Given her soaring national profile, there’s been heavy speculation that she’ll compete against Schumer for his Senate seat and even take a crack at running for president in the future.

“She has a lot of choices. Does she want to stay in the House? She will have a safe seat and increasing clout,” Shapiro said. “Does she want to gamble on a Senate seat, such as running against [Sen. Kirsten] Gillibrand in [2024], which seems to me a much infinitely, more logical primary route than challenging Chuck Schumer in 2022.” 

Although Ocasio-Cortez has coined celebrity-like status across the country, the question that still looms is how the progressive generation of voters “might actually ‘seize’ power and ‘rewrite the rules,’” Kazin wrote. 

“For sure, [Representative] Ocasio-Cortez is very good at drawing media and public attention, and she does give the appearance of having moved the Democratic Party' brand further left,” Kevin R. Kosar, a resident scholar at the American Enterprise Institute, said. “How effective she has been at governing is less clear to me. Her salience has enabled the GOP to hammer the Democrats as the party of socialism, a message that is effective.” 

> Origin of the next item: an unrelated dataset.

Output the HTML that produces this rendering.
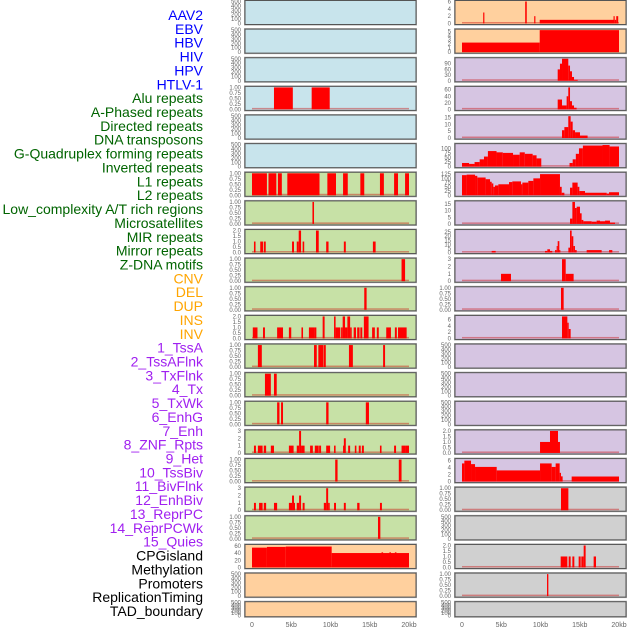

Kosar added, “To date, she also has not managed to get the minimum wage raised to $15, a signature issue for her.”

While Ocasio-Cortez’s priorities like the $10 trillion infrastructure and jobs package, a $15 federal minimum wage, universal student loan forgiveness, the Green New Deal and Medicare For All have been crucial Democratic talking points, nearly all of her legislative initiatives have not seen success on Capitol Hill.

“Somebody who had never run in a bigger election than a low turnout primary in New York City is not exactly the voice of the Democratic Party,” Shapiro said.  

The progressive faction of the Democratic Party has continued to flourish in recent years, but its ideas may not strongly represent the scope of the party’s ideology. But far-Left lawmakers and voters, however, do have one advantage among other intraparty divisions: they are confident that Democrats will evolve toward a more progressive edge. 

“She’s a compelling person… for those that don’t know her. The story is impressive. She’s handled herself well,” Shapiro said. “But . . . I could think of 100 people who better emblemize the Democratic Party than the only person in public life right now who’s known by her initials.”